Additionally, GNLCC is trying to stimulate discussion via webinars and workshops to improve conservation dialogue beyond administrative borders.

“The program is still very new,” Converse said. “And for the first couple of years my job was really about getting people to try to work together.”

It’s not just the government agencies GNLCC is trying to engage: Tribes, universities and non-governmental groups are also getting involved. The Wildlife Conservation Society is one such partner and Molly Cross, WCS climate change coordinator, said its conservation agenda aligns with GNLCC’s.

“Climate change planning on large scales is a big part of what we do,” said Cross, adding that because climate change has landscape-wide impacts, it’s not something you can handle on a locality-by-locality basis.

Under Cross’s wing, WCS received a $50,000 grant from GNLCC to stimulate discussion about planning for climate change. The group has hosted two workshops in 2013. The most recent, held in early June in Bozeman, attracted about 50 participants, she said.

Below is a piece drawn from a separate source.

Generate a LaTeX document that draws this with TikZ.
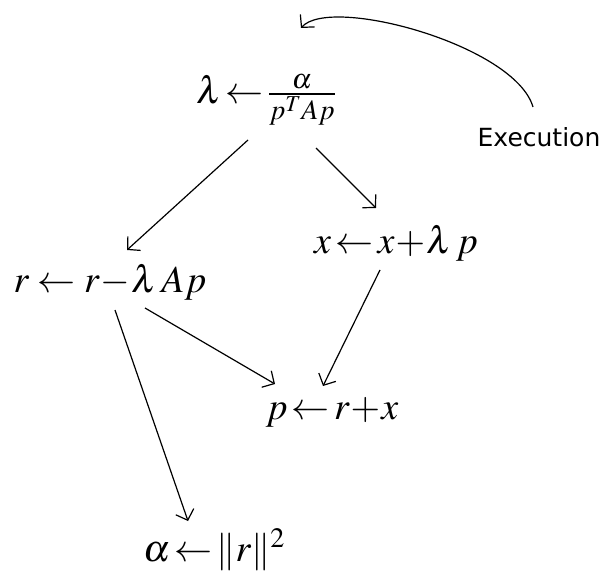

Scientists, land managers, tribal representatives and non-governmental groups all sat down to discuss how science can be used to guide large scale, on-the-ground conservation strategies. For Cross, that discussion is essential.

“It’s really important to allow for that cross-geographic pollination of idea exchange,” she said, explaining that once people get a feel for the bigger picture, it’s easier to connect the dots between current and future habitats.

And Converse agrees: large landscape problems call for large-scale collaboration – it’s what GNLCC is striving to facilitate.